An ATF route can help because the vehicle is treated as an end-of-life vehicle rather than an object disappearing into an unclear chain. That does not remove every responsibility from the owner, but it gives the disposal a clearer shape.
The Old Keeper Still Needs A Trail
GOV.UK warns that failing to tell DVLA when required can lead to a fine. That is why a scrap car handover should leave records behind. Keep the collection messages, payment evidence, V5C details and any disposal or destruction confirmation.
If the vehicle is destroyed, a Certificate of Destruction can be issued. If the vehicle is sold as salvage instead, the paperwork should reflect that different route. The protection comes from matching the record to the reality.
That trail matters if a tax reminder, parking query or family question appears after the car has gone. You want dates, names and the disposal route available without searching through old messages.
Payment Clarity Protects Both Sides
Scrap vehicle payments should be traceable. Home Office guidance on scrap metal dealers says payment for a vehicle being scrapped must not be made in cash. A bank transfer or other allowed traceable method gives both sides a better record.

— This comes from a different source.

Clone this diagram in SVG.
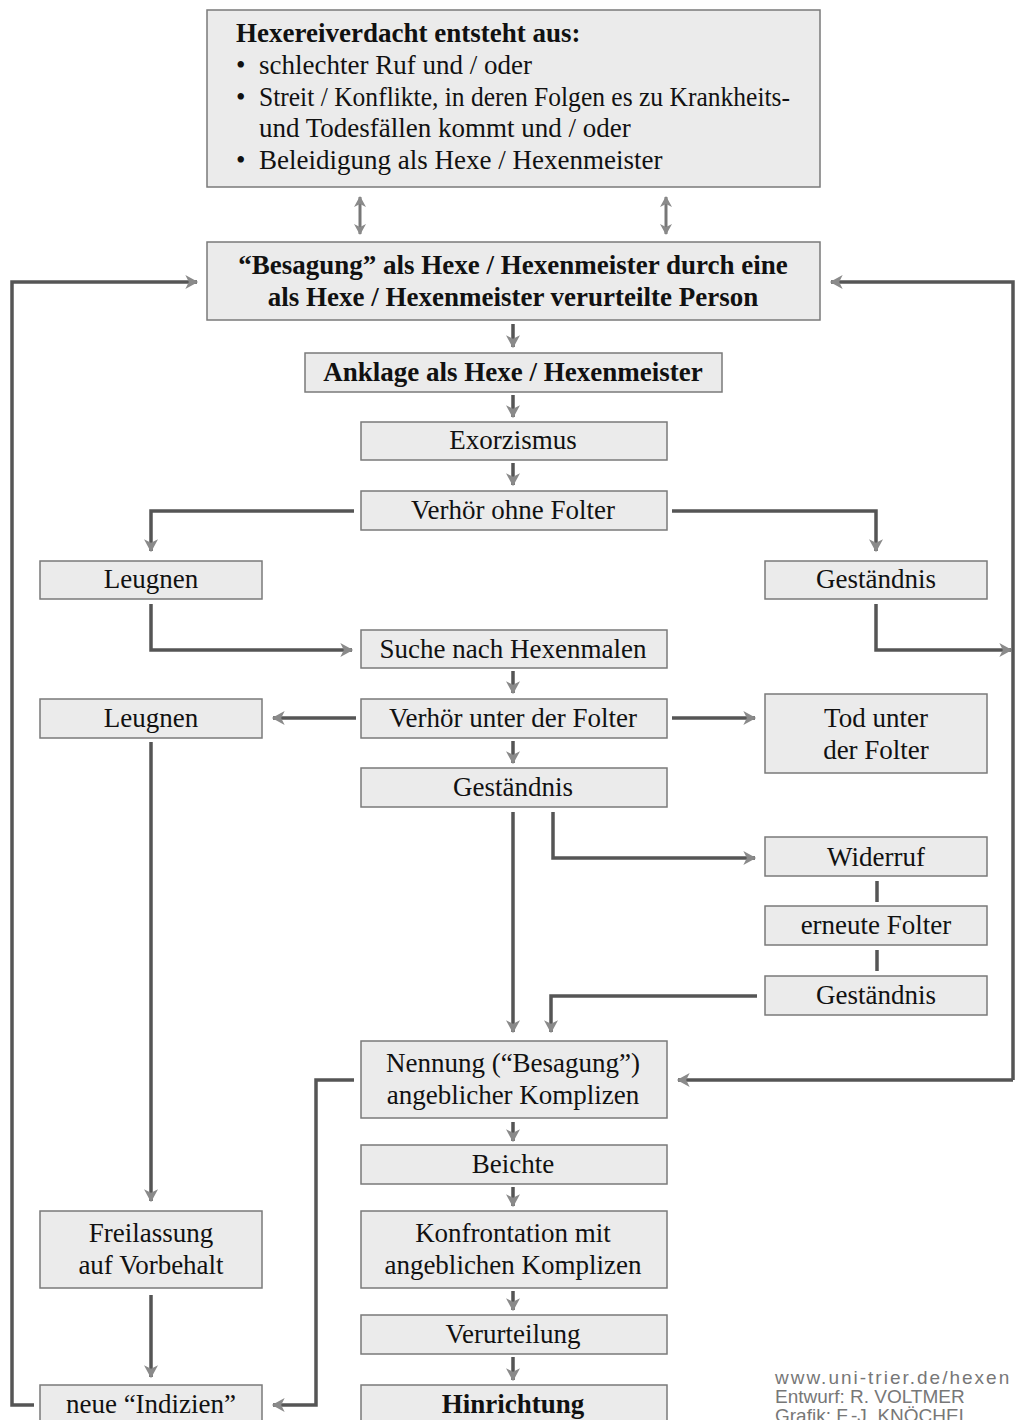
<svg xmlns="http://www.w3.org/2000/svg" width="1015" height="1420" viewBox="0 0 1015 1420">
<defs>
<style>
.box{fill:#ebebeb;stroke:#7a7a7a;stroke-width:1.5}
.t{font-family:"Liberation Serif","Times New Roman",serif;font-size:27px;fill:#111;text-anchor:middle}
.tl{font-family:"Liberation Serif","Times New Roman",serif;font-size:27px;fill:#111}
.b{font-weight:bold}
.c{fill:none;stroke:#555;stroke-width:3.5}
.foot{font-family:"Liberation Sans",Arial,sans-serif;font-size:19px;fill:#777}
</style>
<marker id="ah" markerUnits="userSpaceOnUse" markerWidth="14" markerHeight="14" viewBox="0 0 12 12" refX="10" refY="6" orient="auto">
<path d="M0,0 L11,6 L0,12 L3,6 z" fill="#8a8a8a"/>
</marker>
<marker id="ahs" markerUnits="userSpaceOnUse" markerWidth="12" markerHeight="12" viewBox="0 0 12 12" refX="10" refY="6" orient="auto-start-reverse">
<path d="M0,0 L11,6 L0,12 L3,6 z" fill="#8a8a8a"/>
</marker>
</defs>
<rect width="1015" height="1420" fill="#fff"/>

<g id="connectors">
<line class="c" x1="360" y1="197" x2="360" y2="234" marker-start="url(#ahs)" marker-end="url(#ahs)" style="stroke:#777;stroke-width:3"/>
<line class="c" x1="666" y1="197" x2="666" y2="234" marker-start="url(#ahs)" marker-end="url(#ahs)" style="stroke:#777;stroke-width:3"/>
<line class="c" x1="513" y1="324" x2="513" y2="347" marker-end="url(#ah)"/>
<line class="c" x1="513" y1="395" x2="513" y2="417" marker-end="url(#ah)"/>
<line class="c" x1="513" y1="463" x2="513" y2="485" marker-end="url(#ah)"/>
<polyline class="c" points="354,511 151,511 151,551" marker-end="url(#ah)"/>
<polyline class="c" points="672,511 876,511 876,551" marker-end="url(#ah)"/>
<polyline class="c" points="151,604 151,650 352,650" marker-end="url(#ah)"/>
<polyline class="c" points="876,604 876,650 1011,650" marker-end="url(#ah)"/>
<line class="c" x1="513" y1="671" x2="513" y2="693" marker-end="url(#ah)"/>
<line class="c" x1="356" y1="718" x2="273" y2="718" marker-end="url(#ah)"/>
<line class="c" x1="672" y1="718" x2="755" y2="718" marker-end="url(#ah)"/>
<line class="c" x1="513" y1="741" x2="513" y2="763" marker-end="url(#ah)"/>
<line class="c" x1="513" y1="812" x2="513" y2="1032" marker-end="url(#ah)"/>
<polyline class="c" points="553,812 553,858 755,858" marker-end="url(#ah)"/>
<line class="c" x1="877" y1="881" x2="877" y2="902"/>
<line class="c" x1="877" y1="950" x2="877" y2="971"/>
<polyline class="c" points="757,996 551,996 551,1032" marker-end="url(#ah)"/>
<polyline class="c" points="1013,1080 1013,282 831,282" marker-end="url(#ah)"/>
<line class="c" x1="1013" y1="1080" x2="678" y2="1080" marker-end="url(#ah)"/>
<polyline class="c" points="354,1080 316,1080 316,1405 273,1405" marker-end="url(#ah)"/>
<polyline class="c" points="34,1405 12,1405 12,282 197,282" marker-end="url(#ah)"/>
<line class="c" x1="151" y1="742" x2="151" y2="1201" marker-end="url(#ah)"/>
<line class="c" x1="151" y1="1295" x2="151" y2="1377" marker-end="url(#ah)"/>
<line class="c" x1="513" y1="1122" x2="513" y2="1141" marker-end="url(#ah)"/>
<line class="c" x1="513" y1="1187" x2="513" y2="1206" marker-end="url(#ah)"/>
<line class="c" x1="513" y1="1291" x2="513" y2="1310" marker-end="url(#ah)"/>
<line class="c" x1="513" y1="1357" x2="513" y2="1380" marker-end="url(#ah)"/>
</g>

<g id="n_verdacht">
<rect class="box" x="207" y="10" width="613" height="177"/>
<text class="tl b" x="236" y="42">Hexereiverdacht entsteht aus:</text>
<text class="tl" x="236" y="74">•</text><text class="tl" x="259" y="74">schlechter Ruf und / oder</text>
<text class="tl" x="236" y="106">•</text><text class="tl" x="259" y="106" textLength="531" lengthAdjust="spacingAndGlyphs">Streit / Konflikte, in deren Folgen es zu Krankheits-</text>
<text class="tl" x="259" y="137">und Todesfällen kommt und / oder</text>
<text class="tl" x="236" y="169">•</text><text class="tl" x="259" y="169">Beleidigung als Hexe / Hexenmeister</text>
</g>
<g id="n_besagung">
<rect class="box" x="207" y="242" width="613" height="78"/>
<text class="t b" x="513" y="274">“Besagung” als Hexe / Hexenmeister durch eine</text>
<text class="t b" x="513" y="306">als Hexe / Hexenmeister verurteilte Person</text>
</g>
<g id="n_anklage">
<rect class="box" x="305" y="353" width="417" height="39"/>
<text class="t b" x="513" y="381">Anklage als Hexe / Hexenmeister</text>
</g>
<g id="n_exorzismus">
<rect class="box" x="361" y="422" width="306" height="38"/>
<text class="t" x="513" y="449">Exorzismus</text>
</g>
<g id="n_verhoer1">
<rect class="box" x="361" y="491" width="306" height="39"/>
<text class="t" x="513" y="519">Verhör ohne Folter</text>
</g>
<g id="n_leugnen1">
<rect class="box" x="40" y="561" width="222" height="38"/>
<text class="t" x="151" y="588">Leugnen</text>
</g>
<g id="n_gest1">
<rect class="box" x="765" y="561" width="222" height="38"/>
<text class="t" x="876" y="588">Geständnis</text>
</g>
<g id="n_suche">
<rect class="box" x="361" y="630" width="306" height="38"/>
<text class="t" x="513" y="658">Suche nach Hexenmalen</text>
</g>
<g id="n_verhoer2">
<rect class="box" x="361" y="699" width="306" height="39"/>
<text class="t" x="513" y="727">Verhör unter der Folter</text>
</g>
<g id="n_leugnen2">
<rect class="box" x="40" y="699" width="222" height="39"/>
<text class="t" x="151" y="727">Leugnen</text>
</g>
<g id="n_tod">
<rect class="box" x="765" y="694" width="222" height="79"/>
<text class="t" x="876" y="727">Tod unter</text>
<text class="t" x="876" y="759">der Folter</text>
</g>
<g id="n_gest2">
<rect class="box" x="361" y="768" width="306" height="39"/>
<text class="t" x="513" y="796">Geständnis</text>
</g>
<g id="n_widerruf">
<rect class="box" x="765" y="837" width="222" height="39"/>
<text class="t" x="876" y="866">Widerruf</text>
</g>
<g id="n_erneut">
<rect class="box" x="765" y="906" width="222" height="39"/>
<text class="t" x="876" y="934">erneute Folter</text>
</g>
<g id="n_gest3">
<rect class="box" x="765" y="976" width="222" height="39"/>
<text class="t" x="876" y="1004">Geständnis</text>
</g>
<g id="n_nennung">
<rect class="box" x="361" y="1041" width="306" height="77"/>
<text class="t" x="513" y="1072">Nennung (“Besagung”)</text>
<text class="t" x="513" y="1104">angeblicher Komplizen</text>
</g>
<g id="n_beichte">
<rect class="box" x="361" y="1145" width="306" height="39"/>
<text class="t" x="513" y="1173">Beichte</text>
</g>
<g id="n_freilassung">
<rect class="box" x="40" y="1211" width="222" height="77"/>
<text class="t" x="151" y="1242">Freilassung</text>
<text class="t" x="151" y="1274">auf Vorbehalt</text>
</g>
<g id="n_konfrontation">
<rect class="box" x="361" y="1211" width="306" height="77"/>
<text class="t" x="513" y="1242">Konfrontation mit</text>
<text class="t" x="513" y="1274">angeblichen Komplizen</text>
</g>
<g id="n_verurteilung">
<rect class="box" x="361" y="1315" width="306" height="39"/>
<text class="t" x="513" y="1343">Verurteilung</text>
</g>
<g id="n_indizien">
<rect class="box" x="40" y="1385" width="222" height="40"/>
<text class="t" x="151" y="1413">neue “Indizien”</text>
</g>
<g id="n_hinrichtung">
<rect class="box" x="361" y="1385" width="306" height="40"/>
<text class="t b" x="513" y="1413">Hinrichtung</text>
</g>
<g id="footer">
<text class="foot" x="775" y="1384" style="letter-spacing:2px">www.uni-trier.de/hexen</text>
<text class="foot" x="775" y="1403">Entwurf: R. VOLTMER</text>
<text class="foot" x="775" y="1422">Grafik: F.-J. KNÖCHEL</text>
</g>
</svg>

If someone offers cash and avoids identity or paperwork questions, be careful. A quick payment may feel convenient, but it can leave the old keeper with little evidence of what happened.
ATF Questions Are Normal
Asking about the ATF route is not being difficult. You can ask where the car will be taken, whether the route involves an authorised treatment facility, and what proof you should expect after collection.
Good answers tend to be practical and calm. If the collector becomes evasive, rushes you, or says paperwork does not matter, that is useful information. It may be time to choose a clearer route.
The question is especially reasonable when the car is complete, being destroyed, or has been sitting long enough to have leaks, flat tyres or a dead battery. Those are treatment issues as well as collection issues.
Protection Starts Before The Truck Arrives
Gather the registration, V5C if available, keys, condition notes and access details. Say whether the car starts, rolls and steers. Mention missing parts, accident damage, leaks, flat tyres or a dead battery.
Those details protect the quote as well as the collection. They reduce the chance of a price dispute on the doorstep and make it easier to show that you described the vehicle accurately.
If someone else owns the car, make sure the right person is involved before handover. Consumer protection is weaker when ownership, payment and collection details are all handled loosely.
A Practical Blackburn Checklist
Before handover, make sure you know who is collecting, how payment will be made, what happens with DVLA, where the vehicle goes and which records you keep. Clear belongings from the car before the driver arrives.
That is the everyday value of consumer protection through ATFs. The owner is not left relying on "trust me"; the vehicle leaves with a clearer route, a traceable payment and paperwork that can be found again.